God didn’t tell me that He’d give me everything I’d ever want. He said he was going to take care of me, and He has.

God calls us to trust Him, but that doesn’t mean we can’t grieve the possibilities. And so I do. I grieve, but I trust.

And it’s becoming easier and easier to trust because I’m actually listening to Him. I’ve opened my heart and my eyes and I’m listening with them. At completely random moments, a sense of peace will envelope me, and I knew it is Him comforting me. With a sweet baby cradled next to me, softly suckling, I feel answers. even if I don’t understand them. I am washed with calm, as if He’s leaned in to tell me that it will be alright. I’m becoming keenly aware that his answers are everywhere. He’s telling me “you may not understand, but I do. And I have got this. I have got you. Do. Not. Worry.’




I know that is all a post of its own, but I want to link up with Lisa Jo and her Five Minute Friday link-up. The rules are simple: she provides a writing prompt and you write for 5 minutes flat, without editing. Today’s word is nothing.

There is nothing I want more than to stay home today. Every day. Nothing is more important to me than my children. My family. Nothing will come between me and them – not even a job that I dedicate myself to because God says that, whatever I do, I am supposed to do it in the name of the Lord.

Which means that some days I come home and I feel like I have nothing left to give.

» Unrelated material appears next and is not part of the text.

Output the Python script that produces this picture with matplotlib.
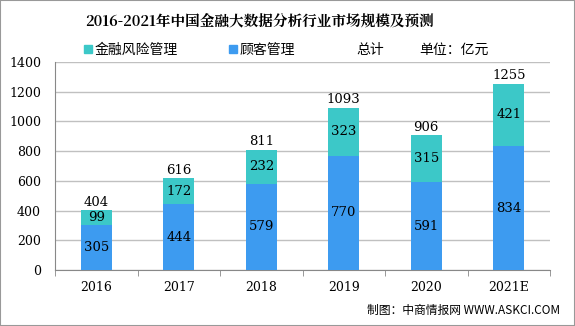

And some days that means I barely try. But even on those days, I do still try.

Because there is nothing I can do to change my circumstances today. At least for now, I have to work.

There is nothing I won’t do for my girls and I mean that so earnestly, that I am ready to get rid of 100k in debt just as quickly as I can. For them. And not feel punished or upset about it.

There is nothing than my girls can’t do, but I am going to teach them that there are some things not to do. Like, if you want to be a astronaut (like I did), that’s all well and good. You can do it. But be sure to afford your dreams.